EQUILIBRIO IN INDIANA -
Dato lo svantaggio demografico in North Carolina, Hillary Clinton aveva puntato sulla classe media bianca dell'Indiana per poter affermare la sua maggiore eleggibilità agli occhi dei superdelegati, gli arbitri della partita in casa democratica. Nello Stato degli Hoosiers la moglie di Bill ottiene una vittoria dal margine molto risicato, che vede il suo solito predominio nelle aree rurali ma un forte recupero di Obama in alcuni gruppi sociali, in particolare cattolici e donne, che erano stato decisivi in Pennsylvania e Ohio. Hillary ha vinto in Indiana grazie all'appoggio degli over 65, particolarmente presenti nelle piccole città, mentre nelle aree suburbane la Clinton ha visto ridursi i margini che aveva conquistato nei vicini Stati della Pennsylvania e dell'Ohio. La Rust Belt diventa quindi meno ostile per Obama che recupera in particolar modo tra gli elettori democratici e gli iscritti ai sindacati, e il quasi pareggio dell'Indiana rappresenta in realtà una sconfitta per la strategia della Clinton. La mobilitazione dell'elettorato di Obama ha permesso, oltre che ad un importante "pareggio", un risultato eccezionale in termini di partecipazione alle elezioni primarie.
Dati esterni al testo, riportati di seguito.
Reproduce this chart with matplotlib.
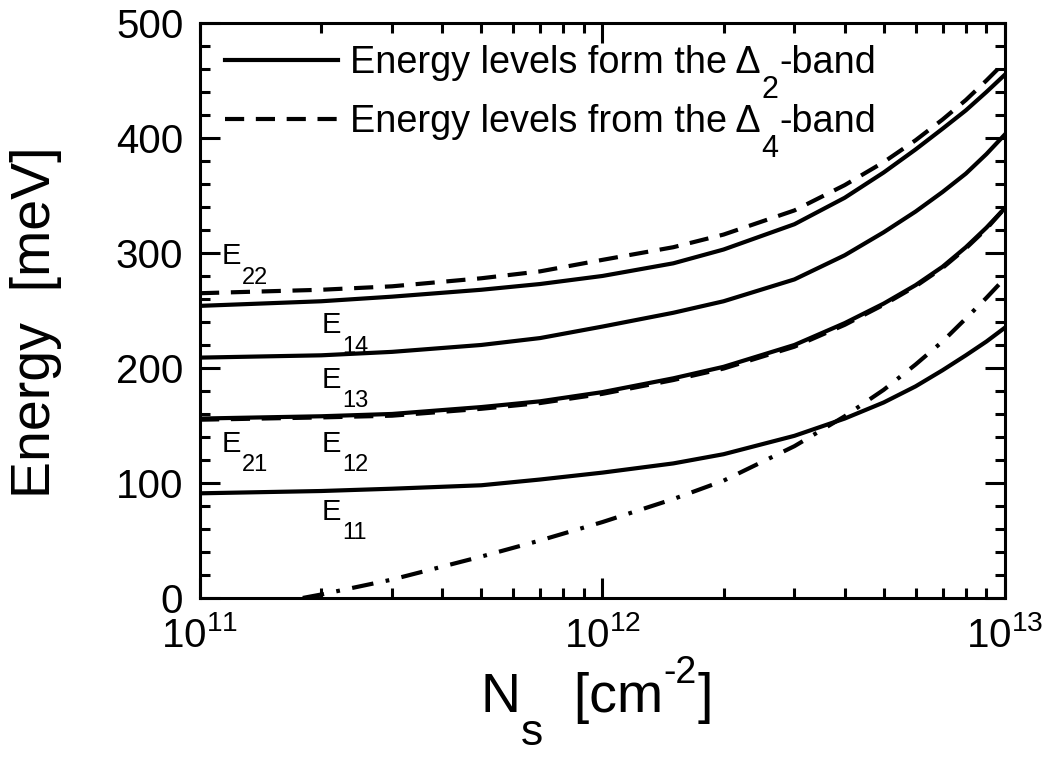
import matplotlib
matplotlib.use("Agg")
import matplotlib.pyplot as plt
from matplotlib.lines import Line2D
from matplotlib.ticker import LogLocator, NullFormatter, MultipleLocator

plt.rcParams["font.family"] = ["Liberation Sans", "DejaVu Sans"]
plt.rcParams["mathtext.fontset"] = "custom"
plt.rcParams["mathtext.rm"] = "Liberation Sans"
plt.rcParams["mathtext.it"] = "Liberation Sans:italic"
plt.rcParams["mathtext.bf"] = "Liberation Sans:bold"
plt.rcParams["mathtext.default"] = "regular"

# sheet density grid [cm^-2]
ns = [1e11, 2e11, 3e11, 5e11, 7e11, 1e12, 1.5e12, 2e12, 3e12,
      4e12, 5e12, 6e12, 7e12, 8e12, 9e12, 1e13]

# Delta-2 subband energies [meV]
e11 = [91, 93, 95, 98, 103, 109, 117, 125, 141, 156, 170, 184, 198, 211, 223, 235]
e12 = [156, 158, 160, 166, 171, 179, 191, 201, 220, 239, 256, 272, 288, 305, 322, 339]
e13 = [209, 211, 214, 220, 226, 236, 248, 258, 277, 298, 318, 336, 353, 369, 386, 403]
e14 = [254, 258, 262, 268, 273, 280, 291, 303, 325, 348, 370, 390, 408, 424, 440, 455]

# Delta-4 subband energies [meV]
e21 = [155, 157, 158.5, 164.5, 169.5, 177.5, 189.5, 199.5, 218.5, 237.5, 255, 271, 287, 304, 321, 339]
e22 = [265, 268, 271, 278, 284, 294, 305, 316, 337, 359, 379, 398, 416, 433, 450, 466]

# Fermi level [meV]
ns_f = [1.8e11, 2e11, 3e11, 5e11, 7e11, 1e12, 1.5e12, 2e12, 3e12,
        4e12, 5e12, 6e12, 7e12, 8e12, 9e12, 1e13]
ef = [0, 3, 16, 36, 50, 66, 86, 102, 132, 158, 181, 203, 223, 243, 261, 278]

# level labels: letter, subscript, N_s and energy of the baseline
level_base = ["E", "E", "E", "E", "E", "E"]
level_sub = ["22", "14", "13", "21", "12", "11"]
level_ns = [1.13e11, 2.01e11, 2.01e11, 1.13e11, 2.01e11, 2.01e11]
level_e = [290, 230, 183, 127, 127, 68]

legend_text = ["Energy levels form the \u0394", "Energy levels from the \u0394"]
legend_sub = ["2", "4"]
legend_tail = ["-band", "-band"]

fig = plt.figure(figsize=(10.5, 7.63), dpi=100)
ax = fig.add_axes([0.1905, 0.2163, 0.7665, 0.7536])

lw = 3.0
dash = (4.6, 2.8)
for e in [e11, e12, e13, e14]:
    ax.plot(ns, e, color="black", lw=lw)
for e in [e21, e22]:
    ax.plot(ns, e, color="black", lw=lw, dashes=dash)
ax.plot(ns_f, ef, color="black", lw=lw, dashes=(5.2, 3.0, 0.9, 3.0))


def subscript(base, sub, size, ycoords, y=0, drop=1.0, z=3):
    # lowered subscript placed right after a text artist
    return ax.annotate(sub, xy=(1, y), xycoords=(base, ycoords),
                       xytext=(0.5, -drop), textcoords="offset points",
                       fontsize=size, va="top", ha="left", zorder=z)


for b, s, x, y in zip(level_base, level_sub, level_ns, level_e):
    t = ax.text(x, y, b, fontsize=21, va="baseline", ha="left")
    subscript(t, s, 17, "data", y=y, drop=1.5)

ax.set_xscale("log")
ax.set_xlim(1e11, 1e13)
ax.set_ylim(0, 500)

ax.yaxis.set_major_locator(MultipleLocator(100))
ax.yaxis.set_minor_locator(MultipleLocator(20))
ax.xaxis.set_major_locator(LogLocator(base=10, numticks=10))
ax.xaxis.set_minor_locator(LogLocator(base=10, subs=range(2, 10), numticks=20))
ax.xaxis.set_minor_formatter(NullFormatter())

for s in ax.spines.values():
    s.set_linewidth(2.2)
ax.tick_params(which="both", direction="in", top=True, right=True, width=2.2)
ax.tick_params(which="major", length=14.5, labelsize=29)
ax.tick_params(which="minor", length=7.2)
ax.tick_params(axis="y", which="major", pad=12)
ax.tick_params(axis="x", which="major", pad=13)

ax.set_ylabel("Energy  [meV]", fontsize=40)
ax.yaxis.set_label_coords(-0.172, 0.48)

# x label: N_s  [cm^-2] with an ordinary hyphen in the exponent
xl = ax.text(0.348, -0.198, "N", transform=ax.transAxes, fontsize=40,
             va="baseline", ha="left")
xs = subscript(xl, "s", 32, "axes fraction", y=-0.198, drop=0.5)
xb = ax.annotate("  [cm", xy=(1, -0.198), xycoords=(xs, "axes fraction"),
                 xytext=(0, 0), textcoords="offset points",
                 fontsize=40, va="baseline", ha="left")
xe = ax.annotate("-2", xy=(1, -0.198), xycoords=(xb, "axes fraction"),
                 xytext=(0.5, 21), textcoords="offset points",
                 fontsize=27, va="baseline", ha="left")
ax.annotate("]", xy=(1, -0.198), xycoords=(xe, "axes fraction"),
            xytext=(0.5, 0), textcoords="offset points",
            fontsize=40, va="baseline", ha="left")

handles = [Line2D([], [], color="black", lw=lw),
           Line2D([], [], color="black", lw=lw, dashes=dash)]
leg = ax.legend(handles, legend_text, loc="upper left",
                bbox_to_anchor=(0.031, 0.961), frameon=False, fontsize=27.3,
                handlelength=2.97, handletextpad=0.33, borderpad=0,
                borderaxespad=0, labelspacing=0.6)

for t, s, tail in zip(leg.get_texts(), legend_sub, legend_tail):
    # bbox bottom of a 27 pt line sits ~5.7 pt below its baseline
    sb = ax.annotate(s, xy=(1, 0), xycoords=t, xytext=(0.5, 4.5),
                     textcoords="offset points", fontsize=22, va="top",
                     ha="left", zorder=6)
    ax.annotate(tail, xy=(1, 0), xycoords=(sb, t), xytext=(0.5, 0),
                textcoords="offset points", fontsize=27.3, va="bottom",
                ha="left", zorder=6)

fig.savefig("out.png", dpi=100)
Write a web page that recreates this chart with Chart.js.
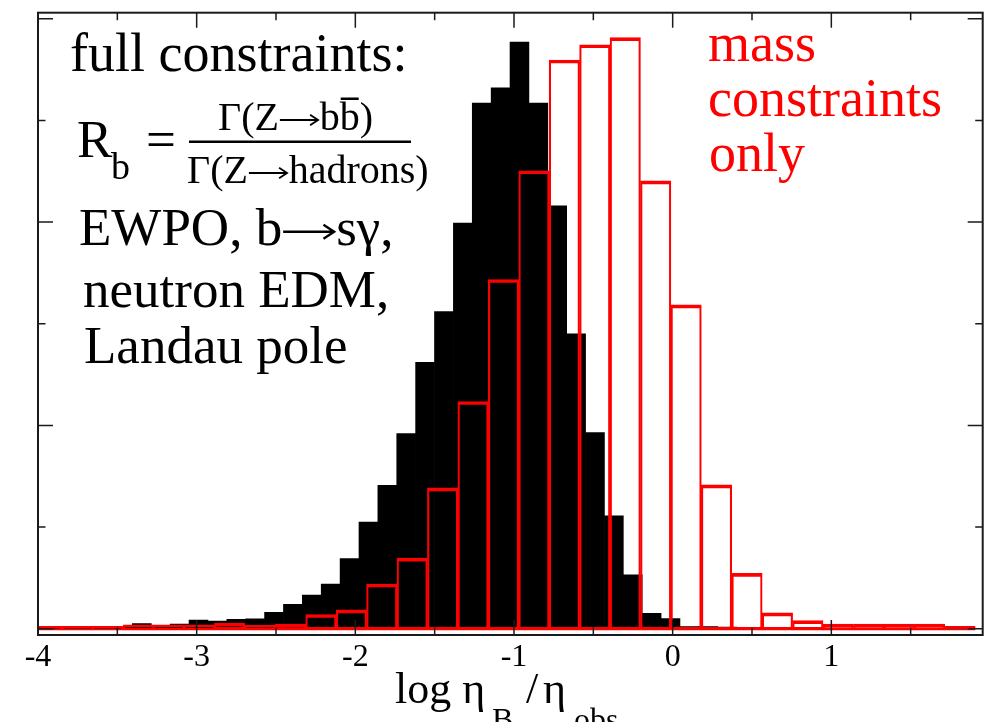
<!DOCTYPE html>
<html>
<head>
<meta charset="utf-8">
<script src="https://cdn.jsdelivr.net/npm/chart.js@4.4.0/dist/chart.umd.min.js"></script>
<style>
  html, body { margin: 0; padding: 0; background: #fff; }
</style>
</head>
<body>
<canvas id="histo" width="995" height="722"></canvas>
<script>
// full constraints histogram (black, filled): 50 bins of 0.119 from -4
var blackStart = -4.0;
var blackWidth = 0.119;
var blackCounts = [0.015, 0.015, 0.015, 0.015, 0.02, 0.05, 0.025, 0.046, 0.086, 0.076,
                   0.093, 0.096, 0.16, 0.24, 0.33, 0.44, 0.69, 1.05, 1.41, 1.92,
                   2.62, 3.12, 3.99, 5.17, 5.32, 5.77, 5.17, 4.16, 2.90, 1.93,
                   1.11, 0.53, 0.15, 0.10, 0.02, 0.02, 0.015, 0.01, 0, 0,
                   0, 0, 0, 0, 0, 0, 0, 0, 0, 0];

// mass constraints only (red, outlined): 31 bins of 0.1918
var redStart = -4.039;
var redWidth = 0.1918;
var redCounts = [0.024, 0.024, 0.024, 0.037, 0.037, 0.037, 0.056, 0.034, 0.046, 0.14,
                 0.185, 0.44, 0.695, 1.385, 2.235, 3.435, 4.505, 5.595, 5.745, 5.815,
                 4.405, 3.185, 1.415, 0.545, 0.155, 0.08, 0.046, 0.046, 0.046, 0.046,
                 0.024];

var xTicks = [-4, -3, -2, -1, 0, 1];
var xMinor = [-3.5, -2.5, -1.5, -0.5, 0.5, 1.5];
var yMajor = [0, 2, 4, 6];
var yMinor = [1, 3, 5];

var serif = "'Liberation Serif', 'Times New Roman', serif";

function toPoints(start, width, counts) {
	var pts = [];
	for (var i = 0; i < counts.length; i++) {
		pts.push({ x: start + (i + 0.5) * width, y: counts[i] });
	}
	return pts;
}

function setTicks(axis) {
	axis.ticks = xTicks.map(function(v) { return { value: v }; });
}

// frame + inward ticks, like the original plot
var framePlugin = {
	id: 'frame',
	afterDatasetsDraw: function(chart) {
		var ctx = chart.ctx, a = chart.chartArea;
		var xs = chart.scales.x, ys = chart.scales.y;
		ctx.save();
		ctx.strokeStyle = '#1a1a1a';
		ctx.lineWidth = 1.5;
		ctx.beginPath();
		function xt(list, len) {
			list.forEach(function(v) {
				var px = xs.getPixelForValue(v);
				ctx.moveTo(px, a.bottom); ctx.lineTo(px, a.bottom - len);
				ctx.moveTo(px, a.top); ctx.lineTo(px, a.top + len);
			});
		}
		function yt(list, len) {
			list.forEach(function(v) {
				var py = ys.getPixelForValue(v);
				ctx.moveTo(a.left, py); ctx.lineTo(a.left + len, py);
				ctx.moveTo(a.right, py); ctx.lineTo(a.right - len, py);
			});
		}
		xt(xTicks, 15); xt(xMinor, 7.5);
		yt(yMajor, 15); yt(yMinor, 7.5);
		ctx.stroke();
		ctx.lineWidth = 2;
		ctx.strokeRect(a.left, a.top, a.right - a.left, a.bottom - a.top);
		ctx.restore();
	}
};

// draws a run of text pieces; '>' is a hand drawn long arrow
function run(ctx, parts, x, y, size, color) {
	ctx.font = size + 'px ' + serif;
	ctx.fillStyle = color;
	ctx.strokeStyle = color;
	var pos = [];
	parts.forEach(function(p) {
		pos.push(x);
		if (p === '>') {
			var len = size * 0.98, ay = y - size * 0.25;
			ctx.lineWidth = Math.max(1.5, size * 0.045);
			ctx.beginPath();
			ctx.moveTo(x + 1, ay); ctx.lineTo(x + len, ay);
			ctx.moveTo(x + len - size * 0.2, ay - size * 0.13);
			ctx.lineTo(x + len, ay);
			ctx.lineTo(x + len - size * 0.2, ay + size * 0.13);
			ctx.stroke();
			x += len + size * 0.04;
		} else {
			ctx.fillText(p, x, y);
			x += ctx.measureText(p).width;
		}
	});
	pos.push(x);
	return pos;
}

var textPlugin = {
	id: 'notes',
	afterDraw: function(chart) {
		var ctx = chart.ctx;
		ctx.save();
		ctx.textBaseline = 'alphabetic';
		ctx.textAlign = 'left';

		run(ctx, ['full constraints:'], 70, 71, 54, '#000');

		// R_b = fraction
		run(ctx, ['R'], 77, 157, 53, '#000');
		run(ctx, ['b'], 111, 179, 38, '#000');
		run(ctx, ['='], 146, 157, 53, '#000');
		var num = run(ctx, ['\u0393(Z', '>', 'b', 'b', ')'], 218, 130, 40, '#000');
		ctx.fillRect(num[3] + 1, 97.5, num[4] - num[3] - 2, 2.5);
		ctx.fillRect(189, 140.5, 222, 2.5);
		run(ctx, ['\u0393(Z', '>', 'hadrons)'], 187, 183, 40, '#000');

		run(ctx, ['EWPO, b', '>', 's\u03b3,'], 79, 245, 53, '#000');
		run(ctx, ['neutron EDM,'], 83, 307, 53, '#000');
		run(ctx, ['Landau pole'], 84, 363, 53, '#000');

		run(ctx, ['mass'], 708, 61, 54, '#ff0000');
		run(ctx, ['constraints'], 708, 116, 54, '#ff0000');
		run(ctx, ['only'], 709, 171, 54, '#ff0000');

		// axis title: log eta_B / eta_obs
		run(ctx, ['log \u03b7'], 395, 703, 44, '#000');
		run(ctx, ['B'], 492, 730, 32, '#000');
		run(ctx, ['/'], 526, 703, 44, '#000');
		run(ctx, ['\u03b7'], 543, 703, 44, '#000');
		run(ctx, ['obs'], 574, 730, 32, '#000');
		ctx.restore();
	}
};

window.onload = function() {
	var ctx = document.getElementById('histo');
	window.histo = new Chart(ctx, {
		type: 'bar',
		data: {
			datasets: [{
				label: 'full constraints',
				data: toPoints(blackStart, blackWidth, blackCounts),
				xAxisID: 'x',
				backgroundColor: '#000000',
				borderWidth: 0,
				clip: 0,
				order: 2
			}, {
				label: 'mass constraints only',
				data: toPoints(redStart, redWidth, redCounts),
				xAxisID: 'x2',
				backgroundColor: 'rgba(255,255,255,0)',
				borderColor: '#ff0000',
				borderWidth: { top: 3, bottom: 3, left: 1.5, right: 1.5 },
				borderSkipped: false,
				base: -0.015,
				clip: 0,
				order: 1
			}]
		},
		options: {
			responsive: false,
			animation: false,
			devicePixelRatio: 1,
			datasets: { bar: { barPercentage: 1, categoryPercentage: 1, grouped: false } },
			layout: { padding: { left: 38, right: 12.3, top: 12.7, bottom: 42.6 } },
			plugins: { legend: { display: false }, tooltip: { enabled: false } },
			scales: {
				x: {
					type: 'linear', min: -4, max: 1.954, offset: false,
					afterBuildTicks: setTicks,
					grid: { display: false, drawTicks: false, offset: false },
					border: { display: false },
					ticks: {
						color: '#000', padding: 3,
						font: { family: serif, size: 32 },
						callback: function(v) { return String(v); }
					}
				},
				x2: {
					type: 'linear', min: -4, max: 1.954, display: false, offset: false,
					grid: { offset: false },
					afterBuildTicks: setTicks
				},
				y: { type: 'linear', min: -0.062, max: 6.06, display: false }
			}
		},
		plugins: [framePlugin, textPlugin]
	});
};
</script>
</body>
</html>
I votanti complessisivi alle consultazioni dell'Indiana sono stati oltre un milione e 200 mila, quasi 300 mila in più rispetto al numero totale di consensi raccolto da John Kerry.

QUALE STRATEGIA PER LA CLINTON? - Hillary ha annunciato la volontà di rimanere in corsa, anche perché i prossimi Stati che andranno al voto, West Virginia e Kentucky,sono caratterizzati da una realtà demografica a lei molto favorevole. I risultati di ieri riducono però di molto i suoi margini di manovra, perché la nomination potrebbe essere strappata solo in caso di una sua vittoria nel calcolo del voto popolare, ormai molto difficile dato che Obama ha aumentato di quasi 200 mila voti il suo margine di vantaggio che era vicino al mezzo milione. Archiviata la partita per quanto riguarda i delegati elettivi, l'unica regola riconosciuta ufficialmente dal partito, le speranze della Clinton si concentravano sul supporto dei superdelegati. I membri di diritto della Convention che non si sono ancora espressi, circa 300, potrebbero capovolgere il vantaggio che Obama ha nei delegati elettivi solo in presenza di un successo di Hillary Clinton nel voto popolare e una provata "ineleggibilità" del senatore dell'Illinois. Ma la chiara sconfitta in North Carolina e il quasi pareggio dell'Indiana hanno tolto molti argomenti al campo clintoniano. E' dunque probabile che il supporto dei superdelegati nei confronti di Obama aumenti, confermando la tendenza già emersa nelle ultime due settimane. Un eventuale e massiccio spostamento dei superdelegati verso Obama renderebbe vana e inutile anche l'ultima carta di Hillary, ovvero la conferma delle delegazioni uscite dalle primarie di Michigan e Florida, annullate per aver infranto il calendario redatto dal Democratic National Committee.